• _EXERCISE_: Without the pictures, return exactly the lines from the one with "Convert this chart to Plotly code." through the one with "import plotly.graph_objects as go". Both end lines belong in the copy.
--- START SUPPLIED MATERIAL ---
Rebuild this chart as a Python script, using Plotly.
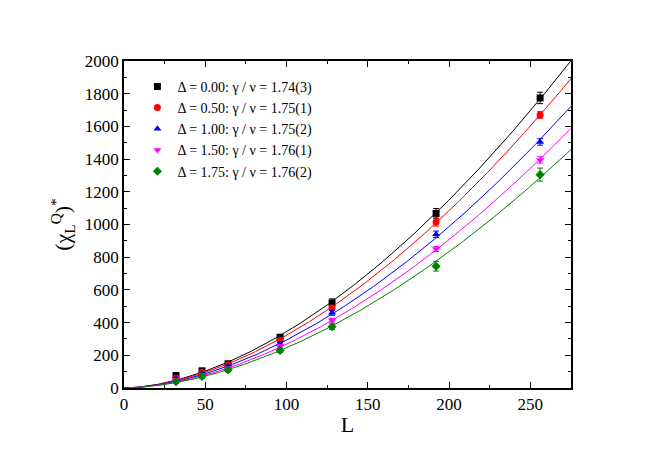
--- END SUPPLIED MATERIAL ---
--- START SUPPLIED MATERIAL ---
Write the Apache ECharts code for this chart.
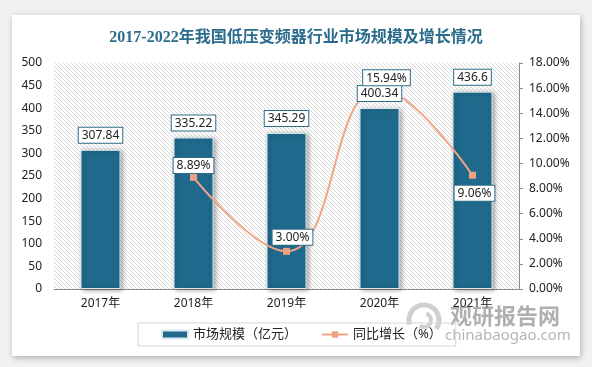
--- END SUPPLIED MATERIAL ---
--- START SUPPLIED MATERIAL ---
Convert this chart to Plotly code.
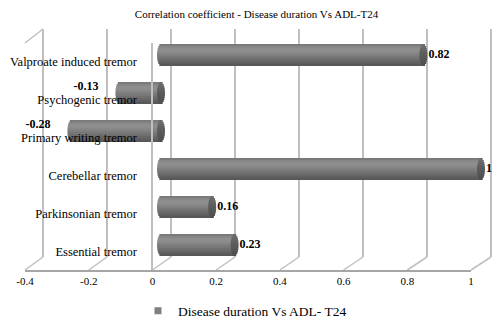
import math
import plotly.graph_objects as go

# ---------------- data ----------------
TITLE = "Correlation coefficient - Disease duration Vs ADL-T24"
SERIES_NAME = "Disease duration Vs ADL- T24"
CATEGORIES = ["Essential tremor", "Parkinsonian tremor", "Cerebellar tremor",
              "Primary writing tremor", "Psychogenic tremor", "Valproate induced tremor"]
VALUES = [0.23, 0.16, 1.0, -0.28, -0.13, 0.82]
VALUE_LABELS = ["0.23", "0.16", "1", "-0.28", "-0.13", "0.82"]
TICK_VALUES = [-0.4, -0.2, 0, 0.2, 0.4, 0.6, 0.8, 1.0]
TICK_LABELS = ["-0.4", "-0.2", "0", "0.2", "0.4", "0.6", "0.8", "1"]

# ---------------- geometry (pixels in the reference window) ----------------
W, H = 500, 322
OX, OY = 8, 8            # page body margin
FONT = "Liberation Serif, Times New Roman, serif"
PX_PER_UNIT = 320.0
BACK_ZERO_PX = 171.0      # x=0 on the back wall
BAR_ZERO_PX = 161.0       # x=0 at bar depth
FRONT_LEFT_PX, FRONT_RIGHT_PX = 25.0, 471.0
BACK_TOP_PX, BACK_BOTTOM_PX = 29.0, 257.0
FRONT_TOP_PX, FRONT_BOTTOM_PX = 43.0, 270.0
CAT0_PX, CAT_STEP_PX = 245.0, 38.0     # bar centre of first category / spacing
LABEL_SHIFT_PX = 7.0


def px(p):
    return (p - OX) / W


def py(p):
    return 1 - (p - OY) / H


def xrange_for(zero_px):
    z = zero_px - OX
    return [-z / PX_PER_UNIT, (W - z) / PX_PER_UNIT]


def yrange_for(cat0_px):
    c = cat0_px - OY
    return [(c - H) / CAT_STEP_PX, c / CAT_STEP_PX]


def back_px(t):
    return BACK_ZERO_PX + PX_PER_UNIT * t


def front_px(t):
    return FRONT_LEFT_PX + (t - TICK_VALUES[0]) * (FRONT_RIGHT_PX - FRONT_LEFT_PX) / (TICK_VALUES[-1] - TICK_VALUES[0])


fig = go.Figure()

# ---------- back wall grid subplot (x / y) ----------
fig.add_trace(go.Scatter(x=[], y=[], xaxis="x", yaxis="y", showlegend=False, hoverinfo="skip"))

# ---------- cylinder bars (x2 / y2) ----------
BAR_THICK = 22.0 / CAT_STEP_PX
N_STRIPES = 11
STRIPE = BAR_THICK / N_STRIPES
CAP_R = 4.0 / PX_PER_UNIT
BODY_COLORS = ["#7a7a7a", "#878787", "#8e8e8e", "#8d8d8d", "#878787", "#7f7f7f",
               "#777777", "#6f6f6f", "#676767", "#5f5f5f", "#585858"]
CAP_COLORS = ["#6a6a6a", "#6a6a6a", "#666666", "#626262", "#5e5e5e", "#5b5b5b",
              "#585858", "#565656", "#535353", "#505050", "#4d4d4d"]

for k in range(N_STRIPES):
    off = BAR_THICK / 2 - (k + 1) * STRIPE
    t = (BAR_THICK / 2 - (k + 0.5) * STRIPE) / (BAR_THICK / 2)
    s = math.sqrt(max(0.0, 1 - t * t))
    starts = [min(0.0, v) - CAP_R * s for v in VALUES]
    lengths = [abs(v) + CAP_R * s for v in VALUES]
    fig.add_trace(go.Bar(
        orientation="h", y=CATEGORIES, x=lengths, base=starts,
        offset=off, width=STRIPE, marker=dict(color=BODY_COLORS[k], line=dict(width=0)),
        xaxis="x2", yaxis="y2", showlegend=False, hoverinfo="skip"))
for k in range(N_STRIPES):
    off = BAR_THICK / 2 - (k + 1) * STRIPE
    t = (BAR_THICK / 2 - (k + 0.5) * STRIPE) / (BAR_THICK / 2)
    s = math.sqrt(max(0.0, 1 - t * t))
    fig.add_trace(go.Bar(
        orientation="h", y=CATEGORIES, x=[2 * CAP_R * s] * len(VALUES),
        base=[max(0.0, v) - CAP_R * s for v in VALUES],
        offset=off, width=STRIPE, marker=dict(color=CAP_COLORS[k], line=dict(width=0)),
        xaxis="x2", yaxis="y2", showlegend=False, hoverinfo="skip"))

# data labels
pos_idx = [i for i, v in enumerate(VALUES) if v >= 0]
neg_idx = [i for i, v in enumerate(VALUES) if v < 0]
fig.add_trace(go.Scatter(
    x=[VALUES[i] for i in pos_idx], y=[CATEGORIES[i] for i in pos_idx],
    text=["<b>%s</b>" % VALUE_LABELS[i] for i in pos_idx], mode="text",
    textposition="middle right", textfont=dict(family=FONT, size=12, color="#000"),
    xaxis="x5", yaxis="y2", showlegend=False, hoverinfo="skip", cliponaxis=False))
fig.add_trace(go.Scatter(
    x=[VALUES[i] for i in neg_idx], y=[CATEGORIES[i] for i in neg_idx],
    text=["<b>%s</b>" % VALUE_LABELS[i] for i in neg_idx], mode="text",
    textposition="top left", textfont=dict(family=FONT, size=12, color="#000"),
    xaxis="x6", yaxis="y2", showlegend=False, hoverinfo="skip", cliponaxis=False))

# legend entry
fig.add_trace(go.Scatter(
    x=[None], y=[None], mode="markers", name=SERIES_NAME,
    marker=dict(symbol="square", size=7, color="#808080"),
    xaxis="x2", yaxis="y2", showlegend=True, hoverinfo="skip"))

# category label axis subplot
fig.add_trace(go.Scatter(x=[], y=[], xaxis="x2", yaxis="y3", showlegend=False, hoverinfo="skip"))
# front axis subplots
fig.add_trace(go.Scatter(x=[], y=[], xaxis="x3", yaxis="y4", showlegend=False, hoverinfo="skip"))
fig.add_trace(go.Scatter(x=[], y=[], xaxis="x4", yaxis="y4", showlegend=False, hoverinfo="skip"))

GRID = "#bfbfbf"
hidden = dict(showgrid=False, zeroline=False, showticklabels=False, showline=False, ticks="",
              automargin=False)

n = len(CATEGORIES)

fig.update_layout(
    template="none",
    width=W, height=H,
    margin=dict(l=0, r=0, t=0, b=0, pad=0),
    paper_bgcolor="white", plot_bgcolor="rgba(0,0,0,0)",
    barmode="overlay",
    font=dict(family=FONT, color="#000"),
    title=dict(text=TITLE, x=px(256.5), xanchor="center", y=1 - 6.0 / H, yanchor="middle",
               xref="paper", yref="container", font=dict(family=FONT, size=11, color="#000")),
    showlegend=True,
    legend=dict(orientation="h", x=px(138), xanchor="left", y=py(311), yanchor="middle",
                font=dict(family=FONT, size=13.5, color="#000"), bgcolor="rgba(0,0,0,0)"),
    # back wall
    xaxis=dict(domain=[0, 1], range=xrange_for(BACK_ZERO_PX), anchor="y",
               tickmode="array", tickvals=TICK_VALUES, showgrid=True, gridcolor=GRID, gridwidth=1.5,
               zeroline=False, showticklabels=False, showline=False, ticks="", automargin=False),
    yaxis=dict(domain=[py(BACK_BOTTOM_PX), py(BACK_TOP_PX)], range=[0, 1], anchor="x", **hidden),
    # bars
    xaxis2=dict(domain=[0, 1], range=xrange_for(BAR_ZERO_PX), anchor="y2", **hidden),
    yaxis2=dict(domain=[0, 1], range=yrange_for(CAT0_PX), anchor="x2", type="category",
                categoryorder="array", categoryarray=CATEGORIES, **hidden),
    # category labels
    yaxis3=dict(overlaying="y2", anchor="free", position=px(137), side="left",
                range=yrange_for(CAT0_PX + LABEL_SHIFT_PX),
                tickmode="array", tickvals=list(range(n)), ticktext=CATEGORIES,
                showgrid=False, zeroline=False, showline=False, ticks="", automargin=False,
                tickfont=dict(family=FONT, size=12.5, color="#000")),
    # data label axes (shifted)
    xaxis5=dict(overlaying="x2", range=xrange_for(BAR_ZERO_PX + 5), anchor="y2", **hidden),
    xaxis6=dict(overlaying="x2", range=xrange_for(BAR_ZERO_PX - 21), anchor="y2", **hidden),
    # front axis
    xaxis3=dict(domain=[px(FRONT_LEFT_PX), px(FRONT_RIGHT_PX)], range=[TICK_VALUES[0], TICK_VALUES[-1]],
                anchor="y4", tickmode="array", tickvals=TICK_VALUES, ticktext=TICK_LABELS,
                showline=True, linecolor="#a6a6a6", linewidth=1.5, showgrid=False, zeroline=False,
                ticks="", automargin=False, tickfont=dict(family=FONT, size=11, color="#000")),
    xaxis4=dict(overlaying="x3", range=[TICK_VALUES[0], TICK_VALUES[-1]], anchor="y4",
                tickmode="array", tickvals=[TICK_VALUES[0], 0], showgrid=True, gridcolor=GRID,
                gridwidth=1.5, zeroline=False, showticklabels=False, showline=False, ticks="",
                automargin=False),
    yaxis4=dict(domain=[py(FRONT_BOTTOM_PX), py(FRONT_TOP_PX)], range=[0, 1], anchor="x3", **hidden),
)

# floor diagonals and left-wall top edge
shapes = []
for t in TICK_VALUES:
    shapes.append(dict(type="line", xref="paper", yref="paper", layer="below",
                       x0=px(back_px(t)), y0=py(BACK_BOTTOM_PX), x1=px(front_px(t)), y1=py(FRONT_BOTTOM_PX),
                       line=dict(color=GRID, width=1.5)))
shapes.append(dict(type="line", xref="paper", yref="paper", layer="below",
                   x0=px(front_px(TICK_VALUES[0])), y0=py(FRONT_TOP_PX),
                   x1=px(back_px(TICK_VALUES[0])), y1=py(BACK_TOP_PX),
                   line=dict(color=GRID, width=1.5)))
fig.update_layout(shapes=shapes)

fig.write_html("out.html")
--- END SUPPLIED MATERIAL ---
• _ANSWER IN FULL_:
Convert this chart to Plotly code.
import math
import plotly.graph_objects as go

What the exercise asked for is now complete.